Australian metals miner Metro Mining Limited eased investors’ fears yesterday by announcing that the firm’s people and equipment successfully weathered tropical cyclone Nora.
According to the company’s press release, the storm passed by operations at Bauxite Hills on Saturday morning. Though she assailed the site with a battery of powerful gales and torrential rain, Metro reports that she failed in wreaking any appreciable damage to any of the firm’s assets.
Metro went on to say that the site’s personnel, who were relocated to a safer location prior to Nora’s assault on the area, are re-mobilizing the site at present, as well as effecting a clean-up of the area.
As operations at the site were halted, Metro will need a short period of time to bring it back online.

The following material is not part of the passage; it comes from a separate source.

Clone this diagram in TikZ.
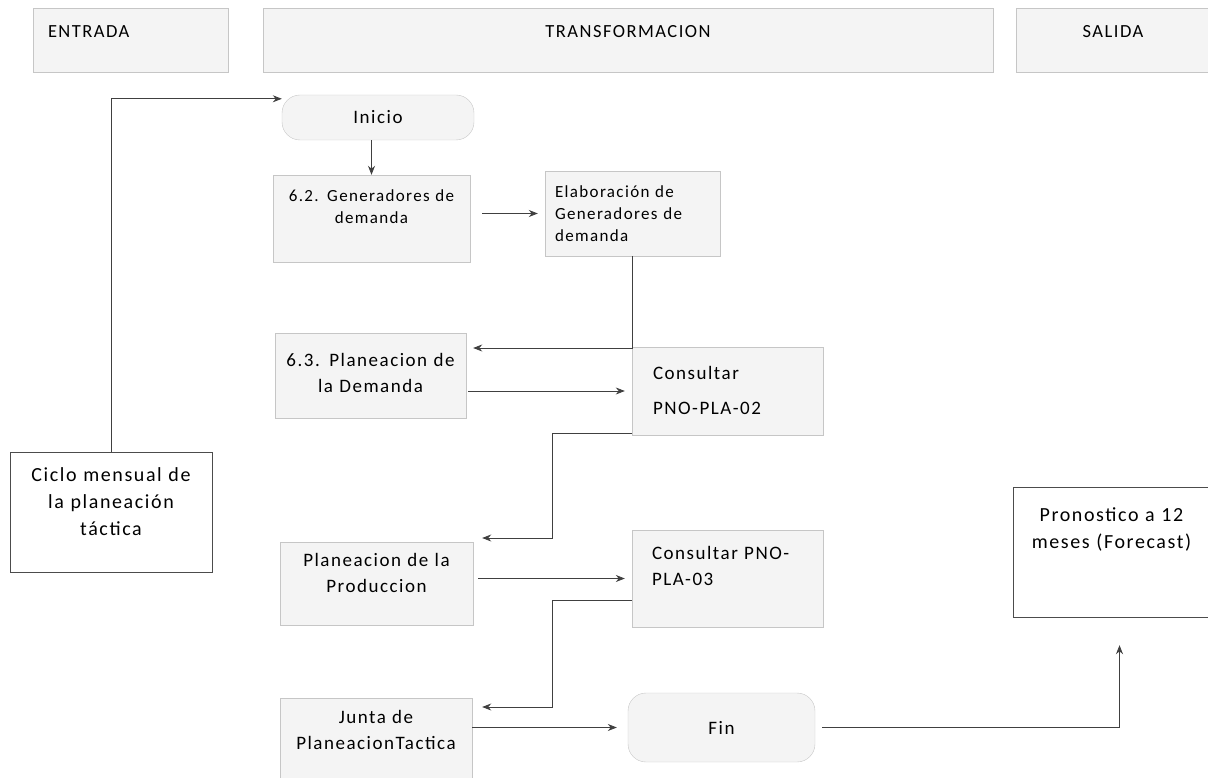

According to the firm, Nora’s passage delayed the commencement of mining by a week, pushing the scheduled commencement to April 9. However, Metro gives its strongest assurance that the missed week will not negatively impact this year’s production targets.
Metro’s CEO Simon Finnis offered his praise to the team at the Bauxite Hills Mine for adapting and overcoming in the face of a tropical cyclone.
“We are very pleased with the efforts of all personnel in preparing for the cyclone and implementing the orderly evacuation of the workforce from site. We congratulate and thank all those involved.”
What eventually became tropical cyclone Nora began as a weak tropical low in the Torres Strait on March 19. Four days later the low grew in intensity to a tropical cyclone, and subsequently strengthened to a severe tropical storm over the next 24 hours. The system was christened “Nora” on March 23, and reached Category 3 Severe Tropical Cyclone before making landfall on the Cape York Peninsula. Nora subsequently weakened after landfall and lost its status as a recognized storm system on Tuesday.
Metro Mining is based in Brisbane, and began life when it was spun off from Cape Alumina Ltd. upon its takeover by MetroCoal Ltd in 2014. The firm has exploration rights in over 500 square miles of western Cape York, which is second to only Rio Tinto Alcan.